# Usyk in Zuffa Talks for Farewell Bout With Wilder
Oleksandr Usyk wants one final fight, Zuffa Boxing has the money, and Deontay Wilder is the name on the table. That's not a bad way to finish.
Reports surfaced this week that Usyk's camp is in advanced conversations with Zuffa Boxing — the Dana White-backed promotional outfit that's been hoovering up heavyweight talent since it entered the sport properly — over a farewell event, likely for late 2026. Wilder is the opponent being discussed. No venue confirmed. No date signed. But the framework is apparently there.
Why Wilder Makes Sense Here
Let's be honest about what this fight is. It's not a title fight. Usyk walked away from the undisputed throne after the Joshua rematch last year, and Wilder hasn't held meaningful ranking since his third fight with Fury in 2021. This is two legends on the back nine, getting one last payday in front of a big crowd.
But that doesn't make it worthless. It makes it exactly what it is.

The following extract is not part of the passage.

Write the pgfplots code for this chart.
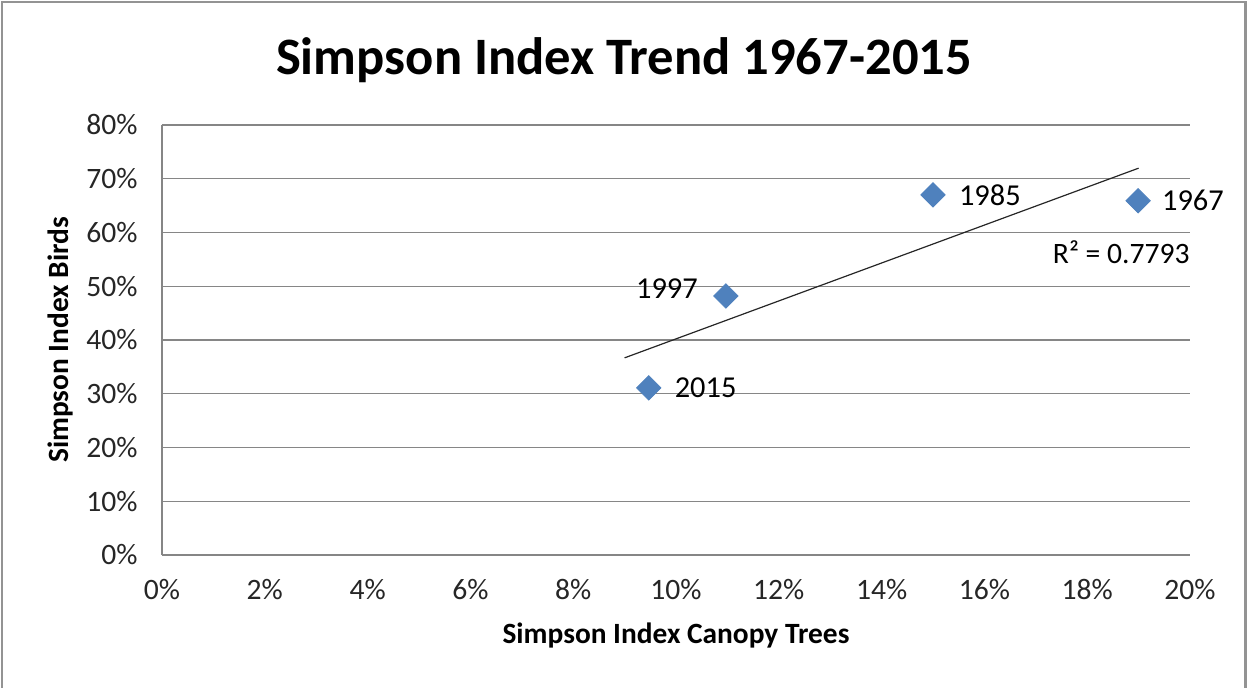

Wilder still carries genuine danger. The man has a right hand that could separate your consciousness from your body. He's knocked out 43 opponents. That number doesn't expire. Usyk, even at 39, is the most technically complete heavyweight of his generation. You put those two in a ring and there's real sporting content — not just nostalgia.
The styles suit each other more than people are giving credit for. Wilder's single-punch threat is the one thing that can short-circuit Usyk's movement game. Usyk's volume and angles are exactly the kind of thing that drags Wilder into deep water. It's not Usyk-Fury for chess. It's something more volatile than that.
Zuffa's Play
Zuffa Boxing has been aggressive. They poached three top-10 heavyweights from existing promotional deals in the first quarter of this year alone. Signing Usyk — even for one fight — is a statement. It says: we can get the best, even at the end of their careers.
White's model here isn't subtle. Sign legacy names, attach them to young prospects on the undercard, build the brand on credibility borrowed from established fighters. It worked in MMA for twenty years. There's no reason it can't work in boxing if the matchmaking is honest.
The concern is whether Zuffa let the fight breathe or whether they bury it in a three-hour card with crossover nonsense at the top. That's the trap. Usyk's farewell doesn't need a circus. It needs a proper boxing night.
What Usyk Deserves
Usyk is the best heavyweight of the last decade. Full stop. He unified at cruiserweight, moved up, and beat every credible heavyweight put in front of him. The Joshua fights. The Fury fight. The points decisions that weren't even that close when you watched them properly.
He deserves a send-off on his terms. If those terms are a Zuffa cheque and Wilder across the ring, that's his right. We're not going to sit here and say a fighter of his standing should settle for less money from a different promoter just for optics.
The one thing we'd push back on is the timing. This fight being discussed for late 2026 means Usyk will be closer to 40 than 39 when it happens. Wilder has had injury issues throughout this year. If either man arrives at camp undercooked, it becomes a parade rather than a fight. The promotional value needs to be matched by proper preparation.
Our Verdict
This fight gets made. The money from Zuffa makes it too easy for both sides to say yes. Wilder brings enough threat to make it legitimate. Usyk is sharp enough that he won't embarrass himself.
It's not the greatest farewell fight ever staged. But it's a real fight with real stakes, and Usyk has earned the right to end on his own terms. Let him have it.